By Charles Payne, CEO & Principal Analyst

"In the aftermath of the U.S. elections, there is widespread expectation of a significant change in direction for macroeconomic policy."  (OECD Report)

Not far from Trump Tower in Manhattan is the iconic statue of Titan Atlas holding up the world.   The statue caused uproar when it was unveiled as many liken it to the musing of Italian dictator Mussolini.

Some think it also influenced Ayn Rand, whose Atlas Shrugged, is a cornerstone of libertarian thinking.  I think it’s appropriate because of the news mostly missed on Monday.

The Organization for Economic Cooperation and Development made positive comments about Donald Trump and his policies, not only helping the United States but giving the world a shot in the arm.

Between tax cuts and fiscal policies, the OECD altered its economic outlook for the United States, which is likely to achieve less than 2.0% growth in 2016, along with the following:

  • 2017 GDP outlook, 2.3% from 1.9%
  • 2018 GDP outlook, 3.0% from prior 2.2%

The OECD, which had promoted fiscal prudence, is now on the Trump Train with respect to the positive economic impact from:

  • Infrastructure Spending
  • Personal Tax Cuts
  • Business Tax Cuts
  • Deregulation of Private Sector

The report cautioned that the impact of these policies won’t have an immediate impact, but it will set the stage for sustained growth.  On the other hand, the OECD expressed worry over “isolationist rhetoric” and a potential trade war.  (I agree that trade deals can and must be amended, but a full-blown trade war would have devastating consequences –even if we come out on the winning end of the skirmish.)

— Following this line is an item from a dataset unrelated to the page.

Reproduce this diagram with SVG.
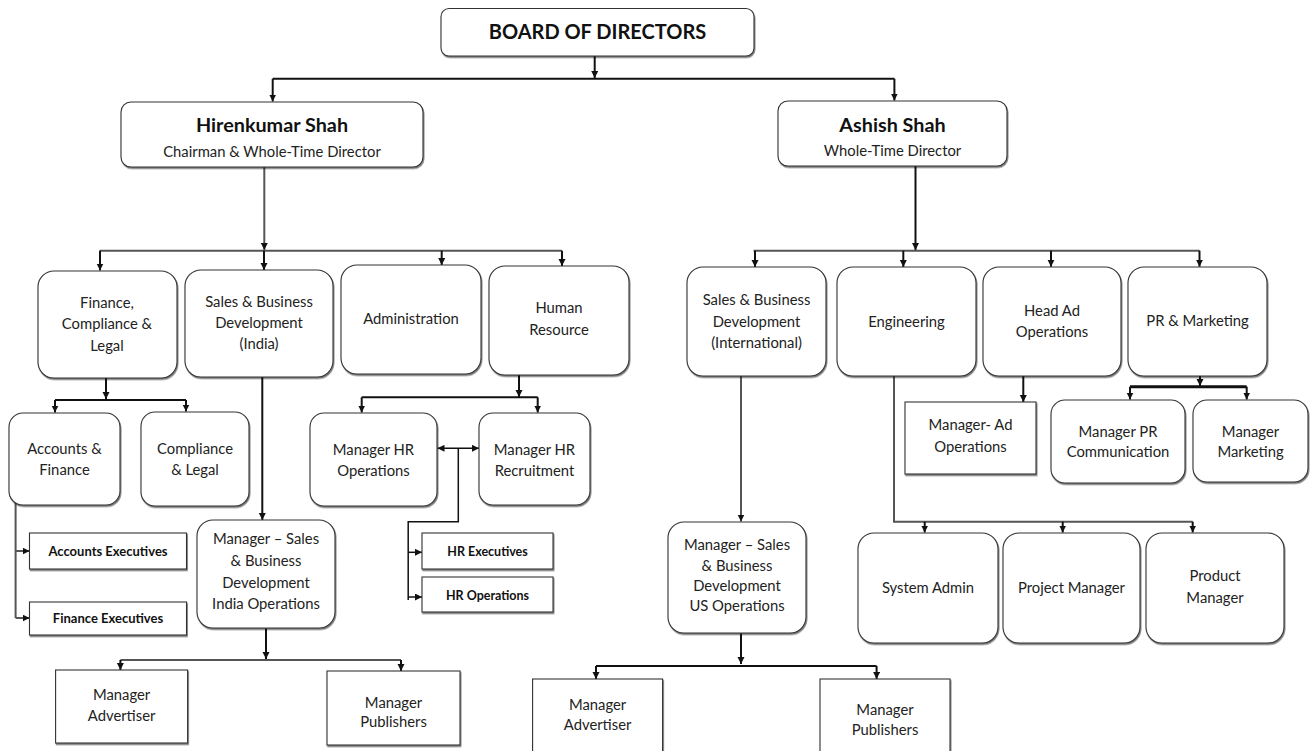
<svg xmlns="http://www.w3.org/2000/svg" width="1313" height="751" viewBox="0 0 1313 751">
<defs>
<marker id="ah" markerUnits="userSpaceOnUse" markerWidth="8" markerHeight="8" refX="7" refY="3.5" orient="auto">
<path d="M0,0 L7,3.5 L0,7 z" fill="#111"/>
</marker>
<marker id="as" markerUnits="userSpaceOnUse" markerWidth="8" markerHeight="8" refX="0" refY="3.5" orient="auto">
<path d="M7,0 L0,3.5 L7,7 z" fill="#111"/>
</marker>
<filter id="sh" x="-5%" y="-5%" width="115%" height="115%">
<feDropShadow dx="0.8" dy="1.5" stdDeviation="0.4" flood-color="#000" flood-opacity="0.55"/>
</filter>
</defs>
<style>
.bx{fill:#fff;stroke:#333;stroke-width:1.1;filter:url(#sh)}
.t{font-family:Lato,"Open Sans","Liberation Sans",sans-serif;font-size:14.8px;fill:#222;text-anchor:middle}
.tb{font-family:Lato,"Open Sans","Liberation Sans",sans-serif;font-weight:bold;fill:#111;text-anchor:middle}
.c{fill:none;stroke:#111;stroke-width:2}
.g{fill:none;stroke:#555;stroke-width:2}
.a{marker-end:url(#ah)}
</style>
<rect width="1313" height="751" fill="#fff"/>
<g id="connectors">
<path class="c a" d="M594.7,56 V78"/>
<path class="c" d="M272.7,78.7 H894.4"/>
<path class="c a" d="M272.7,78.7 V101.5"/>
<path class="c a" d="M894.4,78.7 V100.5"/>
<path class="g a" d="M264.3,167 V250"/>
<path class="g" d="M99.7,250.7 H562"/>
<path class="c a" d="M100,250.7 V270.5"/>
<path class="c a" d="M264,250.7 V270"/>
<path class="c a" d="M441.7,250.7 V265"/>
<path class="c a" d="M562,250.7 V266"/>
<path class="c a" d="M915.5,166 V250"/>
<path class="g" d="M753.6,250.7 H1199.7"/>
<path class="c a" d="M755,250.7 V267"/>
<path class="c a" d="M903.3,250.7 V267"/>
<path class="c a" d="M1051,250.7 V266.7"/>
<path class="c a" d="M1199.5,250.7 V266.7"/>
<path class="c a" d="M106,378 V399"/>
<path class="c" d="M55,400 H186"/>
<path class="c a" d="M55,400 V412.5"/>
<path class="c a" d="M186,400 V411.5"/>
<path class="c a" d="M262.3,376.7 V520"/>
<path class="c a" d="M519,375 V397"/>
<path class="c" d="M361.7,397.3 H537.7"/>
<path class="c a" d="M361.7,397.3 V412.5"/>
<path class="c a" d="M537.7,397.3 V412.5"/>
<path class="c" style="stroke-width:1.5;marker-start:url(#as);marker-end:url(#ah)" d="M437.5,448.3 H479"/>
<path class="c" style="stroke-width:1.5" d="M458.3,448.3 V521.7 H408.2 V600"/>
<path class="c a" style="stroke-width:1.5" d="M408.2,552.3 H422"/>
<path class="c a" style="stroke-width:1.5" d="M408.2,597 H422"/>
<path class="g" d="M15.6,500 V618"/>
<path class="g a" d="M15.6,551 H29.5"/>
<path class="g a" d="M15.6,618 H29.5"/>
<path class="c a" d="M266,628.5 V659"/>
<path class="g" d="M120.4,660 H401"/>
<path class="c a" d="M120.4,660 V670"/>
<path class="c a" d="M401,660 V671"/>
<path class="c a" d="M1023.3,376 V402"/>
<path class="c a" d="M1200,376 V386"/>
<path class="c" style="stroke-width:3" d="M1130,386.7 H1246.7"/>
<path class="c a" d="M1130,386.7 V399.5"/>
<path class="c a" d="M1246.7,386.7 V399.5"/>
<path class="g a" d="M741,376 V521.5"/>
<path class="c a" d="M741,633.5 V664"/>
<path class="c" d="M596,666 H876.6"/>
<path class="c a" d="M596,666 V679"/>
<path class="c a" d="M876.6,666 V679"/>
<path class="g" d="M894,376 V521.7 H1192.7"/>
<path class="c a" d="M924.7,521.7 V532.5"/>
<path class="c a" d="M1062.7,521.7 V532.5"/>
<path class="c a" d="M1192.7,521.7 V532.5"/>
</g>
<g id="board"><rect class="bx" x="441" y="8.5" width="313" height="47.5" rx="8"/><text class="tb" x="597.5" y="39" font-size="20">BOARD OF DIRECTORS</text></g>
<g id="hiren"><rect class="bx" x="121" y="102" width="302" height="65" rx="10"/><text class="tb" x="272" y="132" font-size="19.8">Hirenkumar Shah</text><text class="t" x="272" y="156.5" font-size="16">Chairman &amp; Whole-Time Director</text></g>
<g id="ashish"><rect class="bx" x="778" y="101" width="229" height="65" rx="10"/><text class="tb" x="892.5" y="131.5" font-size="19.8">Ashish Shah</text><text class="t" x="892.5" y="155.5" font-size="16">Whole-Time Director</text></g>
<g id="finance"><rect class="bx" x="38" y="271" width="139" height="107" rx="16"/><text class="t" x="107" y="308">Finance,</text><text class="t" x="107" y="329">Compliance &amp;</text><text class="t" x="107" y="350.7">Legal</text></g>
<g id="sales-india"><rect class="bx" x="185" y="270" width="148" height="107" rx="16"/><text class="t" x="259" y="306.7">Sales &amp; Business</text><text class="t" x="259" y="328">Development</text><text class="t" x="259" y="349">(India)</text></g>
<g id="admin"><rect class="bx" x="341" y="265" width="140" height="109" rx="16"/><text class="t" x="411" y="324" font-size="16">Administration</text></g>
<g id="hr"><rect class="bx" x="489" y="266" width="140" height="109" rx="16"/><text class="t" x="559" y="313.3">Human</text><text class="t" x="559" y="335">Resource</text></g>
<g id="sales-intl"><rect class="bx" x="687" y="267" width="139" height="109" rx="16"/><text class="t" x="756.5" y="305" font-size="14">Sales &amp; Business</text><text class="t" x="756.5" y="327.3" font-size="15.5">Development</text><text class="t" x="756.5" y="348.3" font-size="15.5">(International)</text></g>
<g id="engineering"><rect class="bx" x="837" y="267" width="139" height="109" rx="16"/><text class="t" x="906.5" y="326.7" font-size="16">Engineering</text></g>
<g id="head-ad"><rect class="bx" x="983" y="267" width="138" height="109" rx="16"/><text class="t" x="1052" y="316">Head Ad</text><text class="t" x="1052" y="337.3">Operations</text></g>
<g id="pr-marketing"><rect class="bx" x="1128" y="267" width="139" height="109" rx="16"/><text class="t" x="1197.5" y="326" font-size="15.6">PR &amp; Marketing</text></g>
<g id="accounts-finance"><rect class="bx" x="9" y="413" width="111" height="92" rx="14"/><text class="t" x="64.5" y="454">Accounts &amp;</text><text class="t" x="64.5" y="475">Finance</text></g>
<g id="compliance-legal"><rect class="bx" x="141" y="412" width="108" height="94" rx="14"/><text class="t" x="195" y="454">Compliance</text><text class="t" x="195" y="475">&amp; Legal</text></g>
<g id="mgr-hr-ops"><rect class="bx" x="310" y="413" width="127" height="93" rx="14"/><text class="t" x="373.5" y="455">Manager HR</text><text class="t" x="373.5" y="476">Operations</text></g>
<g id="mgr-hr-recruit"><rect class="bx" x="479" y="413" width="111" height="92" rx="14"/><text class="t" x="534.5" y="455">Manager HR</text><text class="t" x="534.5" y="476">Recruitment</text></g>
<g id="mgr-ad-ops"><rect class="bx" x="905" y="402" width="131" height="72"/><text class="t" x="970.5" y="430" font-size="13">Manager- Ad</text><text class="t" x="970.5" y="451.7" font-size="13">Operations</text></g>
<g id="mgr-pr-comm"><rect class="bx" x="1051" y="400" width="134" height="83" rx="14"/><text class="t" x="1118" y="436.7" font-size="13.5">Manager PR</text><text class="t" x="1118" y="456.7" font-size="13.5">Communication</text></g>
<g id="mgr-marketing"><rect class="bx" x="1193" y="400" width="115" height="82" rx="14"/><text class="t" x="1250.5" y="436.7" font-size="13.5">Manager</text><text class="t" x="1250.5" y="456.7" font-size="13.5">Marketing</text></g>
<g id="accounts-exec"><rect class="bx" x="29.5" y="533" width="157" height="36"/><text class="tb" x="108" y="555.5" font-size="13">Accounts Executives</text></g>
<g id="finance-exec"><rect class="bx" x="29.5" y="602" width="157" height="33"/><text class="tb" x="108" y="623" font-size="13">Finance Executives</text></g>
<g id="hr-exec"><rect class="bx" x="422" y="533" width="131" height="36"/><text class="tb" x="487.5" y="555.5" font-size="12.5">HR Executives</text></g>
<g id="hr-operations"><rect class="bx" x="422" y="577" width="131" height="35"/><text class="tb" x="487.5" y="599.5" font-size="12.5">HR Operations</text></g>
<g id="mgr-sales-india"><rect class="bx" x="197" y="520" width="138" height="108" rx="16"/><text class="t" x="266" y="544.3">Manager – Sales</text><text class="t" x="266" y="566">&amp; Business</text><text class="t" x="266" y="587.7">Development</text><text class="t" x="266" y="609.3">India Operations</text></g>
<g id="mgr-sales-us"><rect class="bx" x="668" y="522" width="138" height="111" rx="16"/><text class="t" x="737" y="550">Manager – Sales</text><text class="t" x="737" y="570.5">&amp; Business</text><text class="t" x="737" y="590.7">Development</text><text class="t" x="737" y="610.7">US Operations</text></g>
<g id="system-admin"><rect class="bx" x="858" y="533" width="140" height="110" rx="16"/><text class="t" x="928" y="592.7" font-size="15.2">System Admin</text></g>
<g id="project-manager"><rect class="bx" x="1003" y="533" width="137" height="110" rx="16"/><text class="t" x="1071.5" y="592.7" font-size="15.2">Project Manager</text></g>
<g id="product-manager"><rect class="bx" x="1146" y="533" width="138" height="110" rx="16"/><text class="t" x="1215" y="580.7" font-size="15.2">Product</text><text class="t" x="1215" y="602.7" font-size="15.2">Manager</text></g>
<g id="mgr-adv-india"><rect class="bx" x="55.6" y="670" width="132" height="73"/><text class="t" x="121.6" y="700" font-size="13">Manager</text><text class="t" x="121.6" y="721" font-size="13">Advertiser</text></g>
<g id="mgr-pub-india"><rect class="bx" x="327" y="671" width="133" height="74"/><text class="t" x="393.5" y="708" font-size="13">Manager</text><text class="t" x="393.5" y="727.3" font-size="13">Publishers</text></g>
<g id="mgr-adv-us"><rect class="bx" x="532.6" y="679" width="130" height="80"/><text class="t" x="597.6" y="710" font-size="13">Manager</text><text class="t" x="597.6" y="730" font-size="13">Advertiser</text></g>
<g id="mgr-pub-us"><rect class="bx" x="820" y="679" width="130" height="80"/><text class="t" x="885" y="715" font-size="13">Manager</text><text class="t" x="885" y="735" font-size="13">Publishers</text></g>
</svg>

Moreover, in a dig at the Federal Reserve, the OECD made the distinction between efforts to drive economies through a fiscal policy versus monetary policy, saying that ”Governments should work to pass more legislation and rely less heavily on central banks alone,” echoing what I have been saying and writing about for weeks.

It should be noted; however, the next couple of years will see a competitive fiscal policy around the world with China contributing as much, if not more, in the demand for economic building blocks (commodities).